Task Matters: Investigating Human Questioning Behavior in Different Household Service for Learning by Asking Robots
Yuanda Hu, Hou Jiani, Zhang Junyu, Yate Ge, Xiaohua Sun, Weiwei Guo
- Year
- 2025
- Access
- Open access
Abstract
Learning by Asking (LBA) enables robots to identify knowledge gaps during task execution and acquire the missing information by asking targeted questions. However, different tasks often require different types of questions, and how to adapt questioning strategies accordingly remains underexplored.
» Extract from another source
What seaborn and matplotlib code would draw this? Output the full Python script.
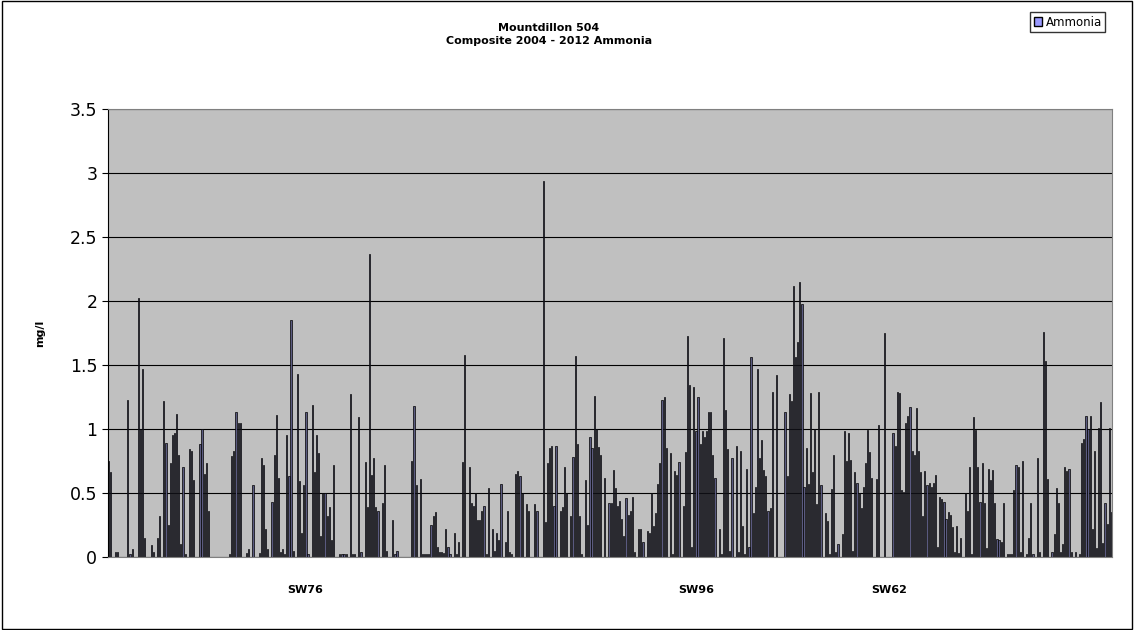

This paper investigates human questioning behavior in two representative household service tasks: a Goal-Oriented task (refrigerator organization) and a Process-Oriented task (cocktail mixing). Through a human-human study involving 28 participants, we analyze the questions asked using a structured framework that encodes each question along three dimensions: acquired knowledge, cognitive process, and question form. Our results reveal that participants adapt both question types and their temporal ordering based on task structure. Goal-Oriented tasks elicited early inquiries about user preferences, while Process-Oriented tasks led to ongoing, parallel questioning of procedural steps and preferences. These findings offer actionable insights for developing task-sensitive questioning strategies in LBA-enabled robots for more effective and personalized human-robot collaboration.